Durant sa visite dominicale, le petit-fils de Mme Bertrand, résidente d’un Ehpad de la région parisienne, lui avait dit pour taquiner un peu, qu’au lendemain des élections l’avenir risquait d’être plus qu’incertain et qu’on allait peut-être devoir rallumer les chandelles du fait de possibles pénuries de gaz russe ou de dysfonctionnement des centrales. Comme la vieille dame perdait autant l’ouïe que la tête, elle avait compris qu’il fallait sacrifier son chandail en le mettant au feu (« rallumer les chandails », qu’elle avait radoté toute la nuit), ce qu’elle s’était résignée à faire le lendemain en le faisant cramer avec le briquet rechargeable « Ici c’est Paris » que son petit gars avait laissé comme un étourdi qu’il était sur le coin de la table de nuit près de la boîte de comprimés de Donepezil, avant de partir pour le bureau de vote situé à une station de là. L’autre problème, c’est qu’il avait rencontré son pote Philippe là-bas, et qu’au lieu de retourner faire un petit coucou à sa grand-mère de 92 ans après avoir voté n’importe quoi et de récupérer son feu dans la foulée, il était allé se taper une ou deux crêpes bien flambées avec le Philou en question. Bref, en ce dimanche après-midi, M. Bertrand Jr. avait visiblement trop abusé des délices des Caraïbes pour oser aller se repointer à l’Ehpad plus qu’à demi éméché.

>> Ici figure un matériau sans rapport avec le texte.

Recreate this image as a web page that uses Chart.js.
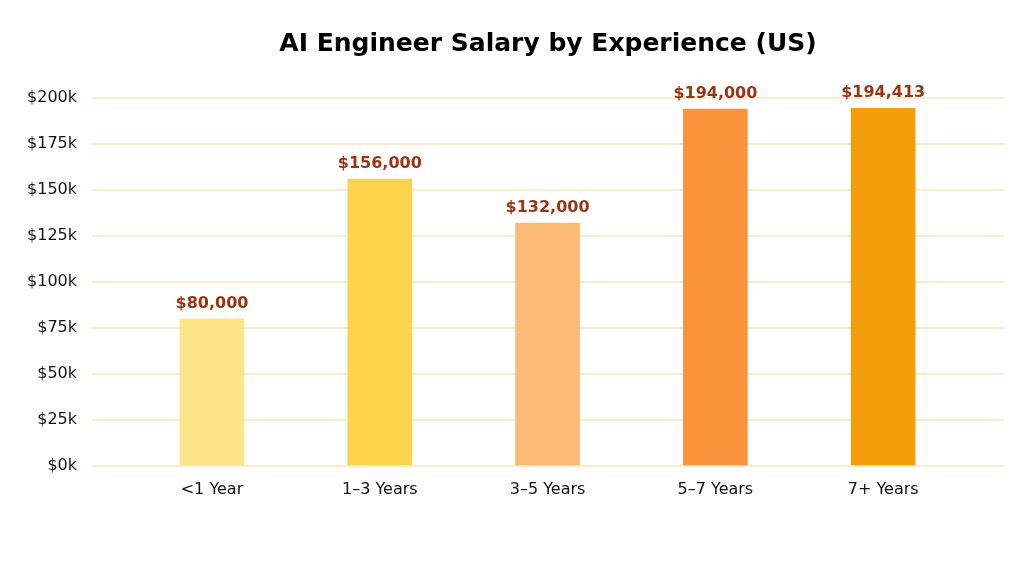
<!DOCTYPE html>
<html>
<head>
<meta charset="utf-8">
<script src="https://cdn.jsdelivr.net/npm/chart.js@4"></script>
<style>
  html, body { margin: 0; padding: 0; background: #fff; }
  #wrap { width: 1024px; height: 569px; }
</style>
</head>
<body>
<div id="wrap"><canvas id="salaryChart"></canvas></div>
<script>
"use strict";
var categories = ["<1 Year", "1\u20133 Years", "3\u20135 Years", "5\u20137 Years", "7+ Years"];
var salaries = [80000, 156000, 132000, 194000, 194413];
var barColors = ["#fde68a", "#fcd34d", "#fdba74", "#fb923c", "#f59e0b"];
var yTicks = [0, 25000, 50000, 75000, 100000, 125000, 150000, 175000, 200000];

// value labels above each bar
var valueLabels = {
  id: "valueLabels",
  afterDatasetsDraw: function (chart) {
    var ctx = chart.ctx;
    var meta = chart.getDatasetMeta(0);
    ctx.save();
    ctx.font = "bold 16px 'DejaVu Sans'";
    ctx.fillStyle = "#9a3412";
    ctx.textAlign = "center";
    ctx.textBaseline = "bottom";
    meta.data.forEach(function (bar, i) {
      ctx.fillText("$" + salaries[i].toLocaleString("en-US"), bar.x, bar.y - 7);
    });
    ctx.restore();
  },
};

new Chart(document.getElementById("salaryChart"), {
  type: "bar",
  data: {
    datasets: [
      {
        data: salaries.map(function (v, i) { return { x: i, y: v }; }),
        backgroundColor: barColors,
        borderWidth: 0,
        barThickness: 64,
      },
    ],
  },
  plugins: [valueLabels],
  options: {
    responsive: true,
    maintainAspectRatio: false,
    animation: false,
    layout: { padding: { left: 0, right: 20, top: 14, bottom: 0 } },
    plugins: {
      legend: { display: false },
      tooltip: { enabled: false },
      title: {
        display: true,
        fullSize: false,
        text: "AI Engineer Salary by Experience (US)",
        color: "#000",
        font: { family: "'DejaVu Sans'", size: 25, weight: "bold" },
        padding: { top: 15, bottom: 39 },
      },
    },
    scales: {
      x: {
        type: "linear",
        offset: false,
        min: -0.715,
        max: 4.72,
        afterBuildTicks: function (scale) {
          scale.ticks = categories.map(function (c, i) { return { value: i }; });
        },
        afterFit: function (scale) { scale.height = 103; },
        grid: { display: false },
        border: { display: false },
        ticks: {
          color: "#111",
          padding: 6,
          maxRotation: 0,
          autoSkip: false,
          font: { family: "'DejaVu Sans'", size: 16 },
          callback: function (v) { return categories[v]; },
        },
      },
      y: {
        min: 0,
        max: 200000,
        afterBuildTicks: function (scale) {
          scale.ticks = yTicks.map(function (v) { return { value: v }; });
        },
        afterFit: function (scale) { scale.width = 92; },
        grid: { color: "#fdebcf", lineWidth: 2, drawTicks: false },
        border: { display: false },
        ticks: {
          color: "#111",
          padding: 15,
          font: { family: "'DejaVu Sans'", size: 16 },
          callback: function (v) { return "$" + v / 1000 + "k"; },
        },
      },
    },
  },
});
</script>
</body>
</html>
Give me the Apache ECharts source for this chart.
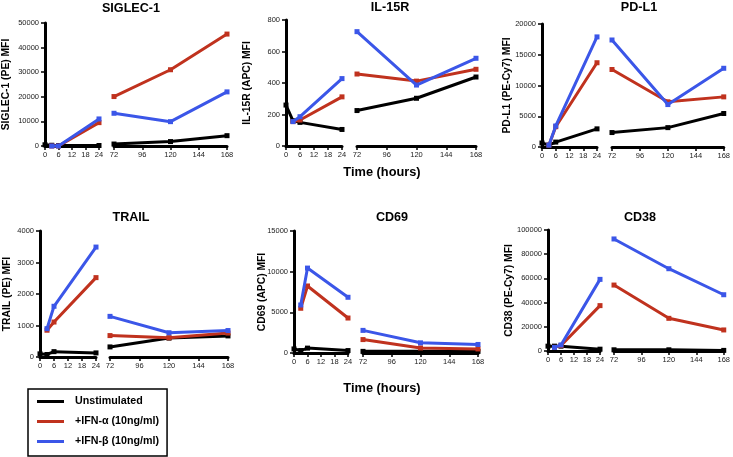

Le départ de feu s’était produit au niveau du local électrique le lundi vers 17 h 30. Lorsque le gérant M. Arnoux avait entendu les premières alarmes se mettre à hurler dans les couloirs de l’établissement, c’était heureusement le moment de la journée où les pensionnaires accompagnés du plus gros du personnel étaient dans le réfectoire à attendre l’heure du souper imminente. Une épaisse fumée à l’odeur de plastique s’était vite répandue au niveau du rez-de-chaussée, malgré les portes coupe-feu qui s’étaient bien refermées lors de la détection de l’incendie. Après que M. Arnoux eut pu détecter l’origine du sinistre, il ouvrit à l’aide d’un tisonnier le couvercle du local bouillant, et c’est alors qu’il aperçut avec stupeur un épais morceau de tissu acrylique en train de se consumer tel un petit soleil de braise ardente. Heureusement, l’incendie put être vite contenu et on retrouva à proximité le briquet coupable du PSG qui n’avait pourtant pas mis le feu au Parc des Princes avoisinant depuis belle lurette. Le propriétaire présumé de l’objet du crime fut convoqué sur-le-champ (c’était le seul qu’on avait vu depuis la veille avec le maillot de numéro 7 de Mbappé, donc on s’était bien douté), et il expliqua rapidement qu’il avait laissé par inadvertance le dit briquet dans la chambre de sa mamie. La pauvre dame lorsqu’elle fut convoquée à son tour répétait à tue-tête : «Rallumer les chandails, rallumer la flamme, ce soir on vous met le feu, j’ai perdu la tête depuis qu’j’ai flambé Suzette, je perds la raison depuis que j’vois Noël au balcon, Pâques au tison…»

Début des années 80, ma mère avait trouvé une dame qui, à temps perdu, tricotait des chandails. J’avais demandé un pull à col bateau. Nous retournâmes deux semaines plus tard pour l’essayer. J’ai passé un long moment à l’intérieur à dire que je m’y trouvais bien, que la laine avait beau sentir très fort elle était ma foi très douce mais qu’il fallait revoir le col car j’étais stoppé net. Ma coiffure dépassait certes de quelques mèches mais ce ne serait jamais assez pour laisser passer ma tête.